This study seeks to promote intercultural understanding. Understanding is built on common ground, including a common tolerance of difference and on agreed procedures for living productively with it. This is a pragmatic approach but not an uncritical one. There is room for the critique of those who are also willing to come under critical scrutiny themselves in a situation of mutual cultural exchange and learning. This book provides both an overview of contemporary theories of intercultural understanding and an argument in support of a critical-pragmatic synthesis, informed by postmodernism. It uses poststructuralism, analytical philosophy of language, hermeneutics, critical theory and pragmatism to provide common ground, while recognising differences and limitations.
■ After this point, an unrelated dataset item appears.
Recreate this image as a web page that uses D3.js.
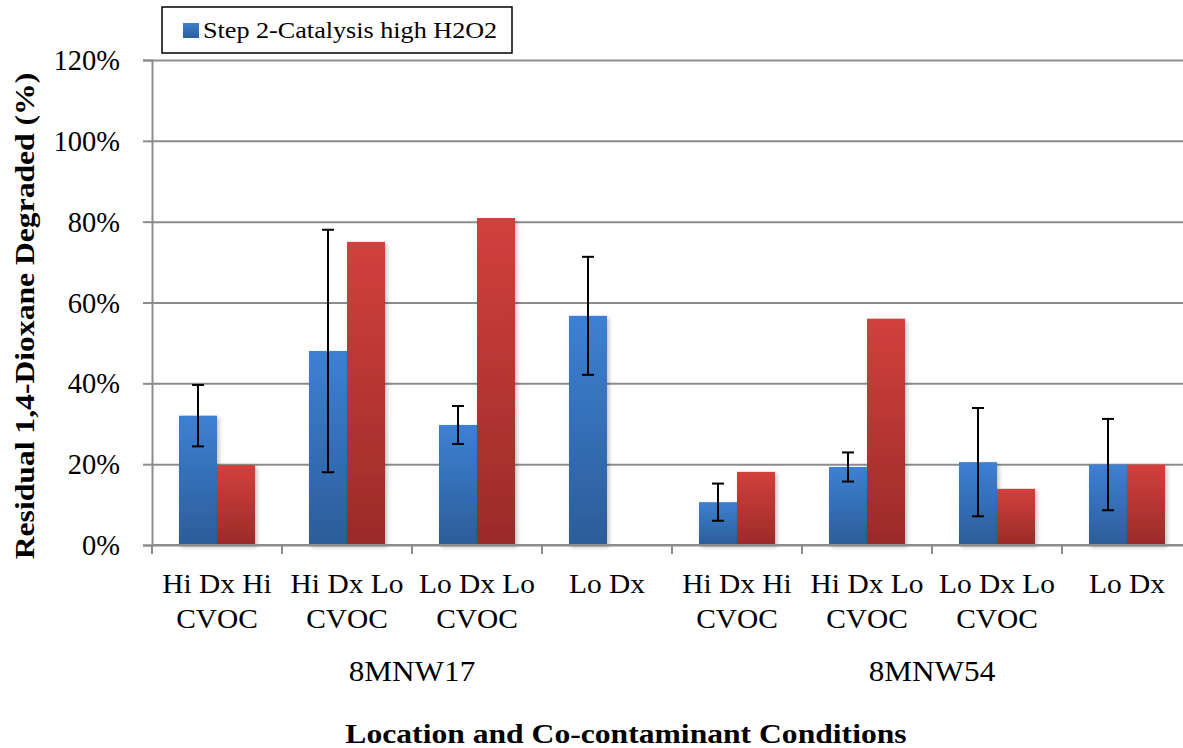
<!DOCTYPE html>
<html>
<head>
<meta charset="utf-8">
<script src="https://cdnjs.cloudflare.com/ajax/libs/d3/7.8.5/d3.min.js"></script>
<style>
  html, body { margin: 0; padding: 0; background: #fff; }
  svg { display: block; }
  text { font-family: "Liberation Serif", "Times New Roman", serif; fill: #000; }
</style>
</head>
<body>
<svg id="chart" width="1183" height="748"></svg>
<script>
// ---- data ----
const catLine1 = ["Hi Dx Hi", "Hi Dx Lo", "Lo Dx Lo", "Lo Dx", "Hi Dx Hi", "Hi Dx Lo", "Lo Dx Lo", "Lo Dx"];
const catLine2 = ["CVOC", "CVOC", "CVOC", "", "CVOC", "CVOC", "CVOC", ""];
const groups = ["8MNW17", "8MNW54"];
const groupSize = [4, 4];
const seriesNames = ["Step 2-Catalysis high H2O2", "Step 2-Catalysis low H2O2"];
const blueValues = [32.0, 48.0, 29.7, 56.7, 10.6, 19.3, 20.5, 19.9];
const blueErrors = [7.6, 30.0, 4.7, 14.6, 4.6, 3.6, 13.4, 11.3];
const redValues = [19.8, 75.0, 80.9, null, 18.1, 56.0, 13.9, 19.9];
const yTicks = [0, 20, 40, 60, 80, 100, 120];
const yTitle = "Residual 1,4-Dioxane Degraded (%)";
const xTitle = "Location and Co-contaminant Conditions";

(function () {
// ---- layout ----
const svg = d3.select("#chart");
const pLeft = 152, pRight = 1192, pTop = 60, pBottom = 545;

const x = d3.scaleBand().domain(d3.range(catLine1.length)).range([pLeft, pRight]).padding(0);
const xs = d3.scaleBand().domain([0, 1]).range([27, 103]).padding(0);
const y = d3.scaleLinear().domain([0, 120]).range([pBottom, pTop]);

const defs = svg.append("defs");
function grad(id, c1, c2) {
  const g = defs.append("linearGradient").attr("id", id).attr("x1", 0).attr("y1", 0).attr("x2", 0).attr("y2", 1);
  g.append("stop").attr("offset", "0%").attr("stop-color", c1);
  g.append("stop").attr("offset", "100%").attr("stop-color", c2);
}
grad("gBlue", "#3d80d3", "#2c5d99");
grad("gRed", "#d2403c", "#9a2b29");
const f = defs.append("filter").attr("id", "shadow").attr("x", "-20%").attr("y", "-5%").attr("width", "150%").attr("height", "115%");
f.append("feDropShadow").attr("dx", 2).attr("dy", 2).attr("stdDeviation", 2).attr("flood-color", "#000").attr("flood-opacity", 0.25);

function stretchedText(parent, tx, ty, str, size, sx, anchor, weight, rotate) {
  const g = parent.append("g").attr("transform",
    `translate(${tx},${ty})` + (rotate ? ` rotate(${rotate})` : "") + ` scale(${sx},1)`);
  return g.append("text").attr("x", 0).attr("y", 0)
    .attr("text-anchor", anchor).style("font-size", size + "px")
    .style("font-weight", weight || "normal").text(str);
}

// gridlines
const grid = svg.append("g").attr("transform", `translate(${pLeft},0)`)
  .call(d3.axisLeft(y).tickValues(yTicks).tickSize(-(pRight - pLeft)).tickFormat(""));
grid.select(".domain").remove();
grid.selectAll("line").attr("stroke", "#8c8c8c").attr("stroke-width", 2);

// y axis
const yAxis = svg.append("g").attr("transform", `translate(${pLeft},0)`)
  .call(d3.axisLeft(y).tickValues(yTicks).tickSize(9).tickFormat(""));
yAxis.select(".domain").attr("stroke", "#8c8c8c").attr("stroke-width", 2);
yAxis.selectAll("line").attr("stroke", "#8c8c8c").attr("stroke-width", 2);
yTicks.forEach(t => stretchedText(svg, 120, y(t) + 10, t + "%", 28.5, 1.0, "end"));

// bars
const barG = svg.append("g");
const valueSets = [blueValues, redValues];
const fills = ["url(#gBlue)", "url(#gRed)"];
valueSets.forEach((vals, si) => {
  barG.selectAll(".bar" + si).data(vals.map((v, i) => ({ v, i })).filter(d => d.v != null))
    .join("rect").attr("class", "bar" + si)
    .attr("x", d => x(d.i) + xs(si))
    .attr("y", d => y(d.v))
    .attr("width", xs.bandwidth())
    .attr("height", d => y(0) - y(d.v))
    .attr("fill", fills[si])
    .attr("filter", "url(#shadow)");
});

// x axis
svg.append("line").attr("x1", pLeft).attr("x2", pRight).attr("y1", pBottom).attr("y2", pBottom)
  .attr("stroke", "#8c8c8c").attr("stroke-width", 2);
svg.append("g").selectAll("line").data(d3.range(catLine1.length + 1)).join("line")
  .attr("x1", i => i < catLine1.length ? x(i) : pRight).attr("x2", i => i < catLine1.length ? x(i) : pRight)
  .attr("y1", pBottom).attr("y2", pBottom + 9)
  .attr("stroke", "#8c8c8c").attr("stroke-width", 2);

// error bars (blue series)
const errG = svg.append("g").attr("stroke", "#000").attr("stroke-width", 2);
blueValues.forEach((v, i) => {
  const cx = x(i) + xs(0) + xs.bandwidth() / 2;
  const hi = y(v + blueErrors[i]), lo = y(v - blueErrors[i]);
  errG.append("line").attr("x1", cx).attr("x2", cx).attr("y1", hi).attr("y2", lo);
  errG.append("line").attr("x1", cx - 6).attr("x2", cx + 6).attr("y1", hi).attr("y2", hi);
  errG.append("line").attr("x1", cx - 6).attr("x2", cx + 6).attr("y1", lo).attr("y2", lo);
});

// category labels
catLine1.forEach((l, i) => {
  const cx = x(i) + x.bandwidth() / 2;
  stretchedText(svg, cx, 593, l, 27.5, 1.07, "middle");
  if (catLine2[i]) stretchedText(svg, cx, 628, catLine2[i], 27.5, 1.07, "middle");
});
// group labels
let start = 0;
groups.forEach((g, gi) => {
  const x0 = x(start), x1 = x(start + groupSize[gi] - 1) + x.bandwidth();
  stretchedText(svg, (x0 + x1) / 2, 681, g, 30, 1.04, "middle");
  start += groupSize[gi];
});

// axis titles
stretchedText(svg, 626, 743, xTitle, 27.5, 1.15, "middle", "bold");
stretchedText(svg, 34, 316, yTitle, 27.5, 1.15, "middle", "bold", -90);

// legend
svg.append("rect").attr("x", 162).attr("y", 7).attr("width", 350).attr("height", 46)
  .attr("fill", "#fff").attr("stroke", "#000").attr("stroke-width", 1.5);
svg.append("rect").attr("x", 183).attr("y", 23).attr("width", 16).attr("height", 15).attr("fill", "url(#gBlue)");
stretchedText(svg, 203, 38, seriesNames[0], 24, 1.09, "start");
})();
</script>
</body>
</html>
The book concludes by describing a set of complementary methods for the use of critical intercultural professionals, such as social workers, teachers, paramedical workers, nurses, lawyers and doctors. These critical intellectual workers are the essential agents of the growth of cultural tolerance and are key agents for the creation of critical cultural agency.


Author

Robert Young is an Australian social theorist who has developed a critical-pragmatic approach to social questions. He has written on the knowledge explosion, educational theory and policy, professional ethics, and cultural questions, often from a perspective that has emphasised the role of communicative processes. He is the author or editor of Control and Knowledge (Australian National University, 1979), A Critical Theory of Education (Harvester/Wheatsheaf, U.K., 1989 and Teachers’ College Press, USA, 1990), and Critical Theory and Classroom Talk (Multilingual Matters, 1992), amongst other works. He is a member of the editorial board of Forum of Education, Language and Education, and other journals.